====== STORED DATA ======

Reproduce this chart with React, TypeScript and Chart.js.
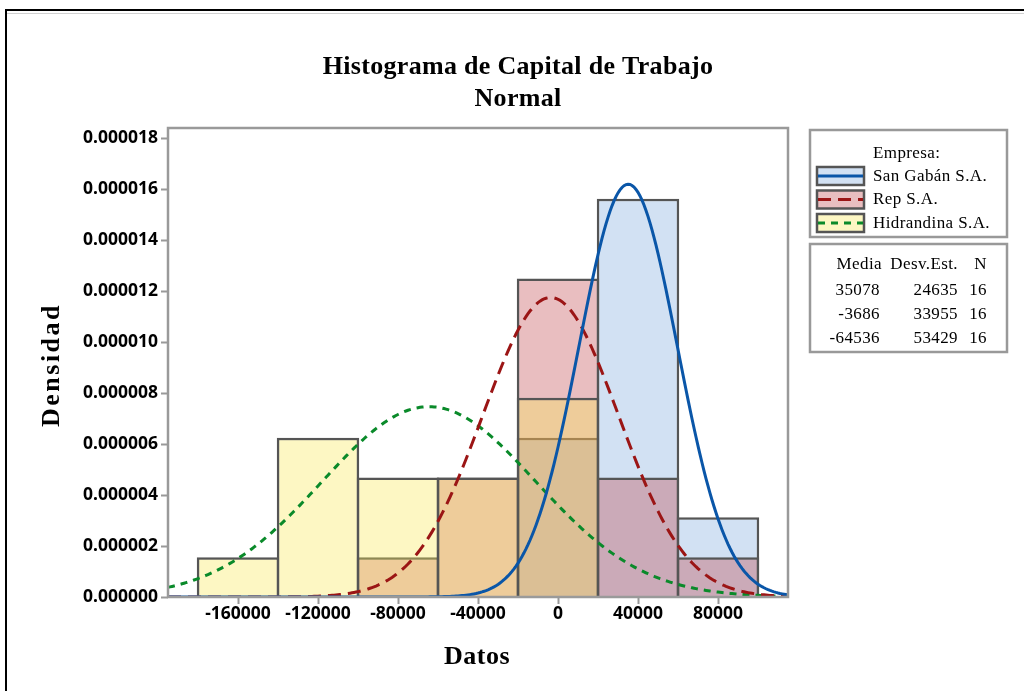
import React, { useEffect, useRef } from "react";
import { Chart, registerables } from "chart.js";

Chart.register(...registerables);

// ---- data ----
const BIN_CENTERS = [-160000, -120000, -80000, -40000, 0, 40000, 80000];
const SERIES = ["San Gabán S.A.", "Rep S.A.", "Hidrandina S.A."];
const SAN_GABAN_DENSITY = [0, 0, 0, 0, 0.00000625, 0.000015625, 0.000003125];
const REP_DENSITY = [0, 0, 0.0000015625, 0.0000046875, 0.0000125, 0.0000046875, 0.0000015625];
const HIDRANDINA_DENSITY = [0.0000015625, 0.00000625, 0.0000046875, 0.0000046875, 0.0000078125, 0, 0];
const MEDIA = [35078, -3686, -64536];
const DESV_EST = [24635, 33955, 53429];
const N_OBS = [16, 16, 16];
const X_TICKS = [-160000, -120000, -80000, -40000, 0, 40000, 80000];
const Y_TICKS = [0, 0.000002, 0.000004, 0.000006, 0.000008, 0.00001, 0.000012, 0.000014, 0.000016, 0.000018];
const X_MIN = -195000;
const X_MAX = 115000;
const Y_MAX = 0.0000184;
const CURVE_STEP = 1000;

const FILLS = ["rgba(180,205,235,0.6)", "rgba(192,69,75,0.35)", "rgba(249,232,84,0.35)"];
const LINE_COLORS = ["#0a56a8", "#9b1515", "#0a8a2a"];
const DASHES: number[][] = [[], [13, 7], [7, 6]];

// fitted normal density from the Media / Desv.Est. shown in the chart's table
function normalCurve(mean: number, sd: number) {
  const pts: { x: number; y: number }[] = [];
  for (let x = X_MIN; x <= X_MAX; x += CURVE_STEP) {
    const z = (x - mean) / sd;
    pts.push({ x, y: Math.exp(-0.5 * z * z) / (sd * Math.sqrt(2 * Math.PI)) });
  }
  return pts;
}

function bars(vals: number[]) {
  return BIN_CENTERS.map((x, i) => ({ x, y: vals[i] })).filter((p) => p.y > 0);
}

const SERIF = "'Liberation Serif', 'Times New Roman', serif";

const decor = {
  id: "decor",
  beforeDraw(chart: any) {
    const { ctx, width, height } = chart;
    ctx.save();
    ctx.fillStyle = "#fff";
    ctx.fillRect(0, 0, width, height);
    ctx.restore();
  },
  afterDraw(chart: any) {
    const { ctx, chartArea: a } = chart;
    ctx.save();
    // plot frame
    ctx.strokeStyle = "#9a9a9a";
    ctx.lineWidth = 2.5;
    ctx.strokeRect(a.left, a.top, a.right - a.left, a.bottom - a.top);

    // outer frame (top and left visible)
    ctx.strokeStyle = "#000";
    ctx.lineWidth = 2;
    ctx.beginPath();
    ctx.moveTo(6, 700);
    ctx.lineTo(6, 10);
    ctx.lineTo(1030, 10);
    ctx.stroke();
    ctx.strokeStyle = "#d0d0d0";
    ctx.lineWidth = 1;
    ctx.beginPath();
    ctx.moveTo(7, 13.5);
    ctx.lineTo(1030, 13.5);
    ctx.stroke();

    // titles
    ctx.fillStyle = "#000";
    ctx.textAlign = "center";
    ctx.textBaseline = "alphabetic";
    ctx.font = `bold 26px ${SERIF}`;
    (ctx as any).letterSpacing = "0.3px";
    ctx.fillText("Histograma de Capital de Trabajo", 518, 74);
    ctx.fillText("Normal", 518, 106);

    ctx.font = `bold 26px ${SERIF}`;
    (ctx as any).letterSpacing = "0.5px";
    ctx.fillText("Datos", 477, 664);
    ctx.save();
    ctx.translate(59, 365);
    ctx.rotate(-Math.PI / 2);
    (ctx as any).letterSpacing = "2.5px";
    ctx.fillText("Densidad", 0, 0);
    ctx.restore();
    (ctx as any).letterSpacing = "0px";

    // legend box
    ctx.strokeStyle = "#999";
    ctx.lineWidth = 2.5;
    ctx.strokeRect(810, 130, 197, 107);
    ctx.strokeRect(810, 244, 197, 108);

    ctx.font = `17px ${SERIF}`;
    (ctx as any).letterSpacing = "0.4px";
    ctx.textAlign = "left";
    ctx.fillText("Empresa:", 873, 158);
    for (let i = 0; i < 3; i++) {
      const y = 167 + i * 23.5;
      ctx.fillStyle = "#fff";
      ctx.fillRect(817, y, 47, 18);
      ctx.fillStyle = FILLS[i];
      ctx.fillRect(817, y, 47, 18);
      ctx.strokeStyle = "#555";
      ctx.lineWidth = 2.5;
      ctx.strokeRect(817, y, 47, 18);
      ctx.strokeStyle = LINE_COLORS[i];
      ctx.lineWidth = 3;
      ctx.setLineDash(DASHES[i]);
      ctx.beginPath();
      ctx.moveTo(818, y + 9);
      ctx.lineTo(863, y + 9);
      ctx.stroke();
      ctx.setLineDash([]);
      ctx.fillStyle = "#000";
      ctx.textBaseline = "middle";
      ctx.fillText(SERIES[i], 873, y + 9.5);
    }

    // stats table
    ctx.textBaseline = "alphabetic";
    ctx.textAlign = "right";
    ctx.fillText("Media", 882, 269);
    ctx.fillText("Desv.Est.", 958, 269);
    ctx.fillText("N", 987, 269);
    for (let i = 0; i < 3; i++) {
      const y = 295 + i * 24;
      ctx.fillText(String(MEDIA[i]), 880, y);
      ctx.fillText(String(DESV_EST[i]), 958, y);
      ctx.fillText(String(N_OBS[i]), 987, y);
    }
    ctx.restore();
  },
};

export default function App() {
  const ref = useRef<HTMLCanvasElement | null>(null);
  useEffect(() => {
    document.body.style.margin = "0";
    const canvas = ref.current!;
    const densities = [SAN_GABAN_DENSITY, REP_DENSITY, HIDRANDINA_DENSITY];
    const barSets = densities.map((d, i) => ({
      type: "bar" as const,
      label: SERIES[i],
      data: bars(d),
      backgroundColor: FILLS[i],
      borderColor: "#555",
      borderWidth: 2.5,
      barPercentage: 1.031,
      categoryPercentage: 1,
      grouped: false,
      order: 10 - i,
    }));
    const lineSets = [2, 1, 0].map((i) => ({
      type: "line" as const,
      label: SERIES[i] + " normal",
      data: normalCurve(MEDIA[i], DESV_EST[i]),
      borderColor: LINE_COLORS[i],
      borderWidth: 3,
      borderDash: DASHES[i],
      pointRadius: 0,
      fill: false,
      tension: 0,
      order: i - 5,
    }));
    const tickFont = { family: "'Noto Sans', 'Liberation Sans', sans-serif", size: 17.5, weight: "bold" as const };
    const chart = new Chart(canvas, {
      type: "bar",
      data: { datasets: [...barSets, ...lineSets] as any },
      options: {
        responsive: false,
        animation: false,
        devicePixelRatio: 1,
        layout: { padding: { left: 0, top: 128, right: 236, bottom: 0 } },
        plugins: { legend: { display: false }, tooltip: { enabled: false }, title: { display: false } },
        scales: {
          x: {
            type: "linear",
            min: X_MIN,
            max: X_MAX,
            offset: false,
            afterFit: (s: any) => {
              s.height = 94;
            },
            afterBuildTicks: (s: any) => {
              s.ticks = X_TICKS.map((v) => ({ value: v }));
            },
            ticks: { font: tickFont, color: "#000", padding: 0, maxRotation: 0, autoSkip: false, callback: (v: any) => String(v) },
            grid: { display: true, offset: false, drawOnChartArea: false, drawTicks: true, tickLength: 7, tickWidth: 2, color: "#999" },
            border: { display: false },
          },
          y: {
            type: "linear",
            min: 0,
            max: Y_MAX,
            afterFit: (s: any) => {
              s.width = 168;
            },
            afterBuildTicks: (s: any) => {
              s.ticks = Y_TICKS.map((v) => ({ value: v }));
            },
            ticks: { font: tickFont, color: "#000", padding: 3, autoSkip: false, callback: (v: any) => Number(v).toFixed(6) },
            grid: { display: true, drawOnChartArea: false, drawTicks: true, tickLength: 7, tickWidth: 2, color: "#999" },
            border: { display: false },
          },
        },
      },
      plugins: [decor],
    });
    return () => chart.destroy();
  }, []);
  return <canvas ref={ref} width={1024} height={691} style={{ display: "block" }} />;
}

======

WRITTEN TASK: Leave out the pictures and restate, word for word, the lines from the top of the data through the line containing "Chart.register(...registerables);", both included.

RIGHT ANSWER:
Reproduce this chart with React, TypeScript and Chart.js.
import React, { useEffect, useRef } from "react";
import { Chart, registerables } from "chart.js";

Chart.register(...registerables);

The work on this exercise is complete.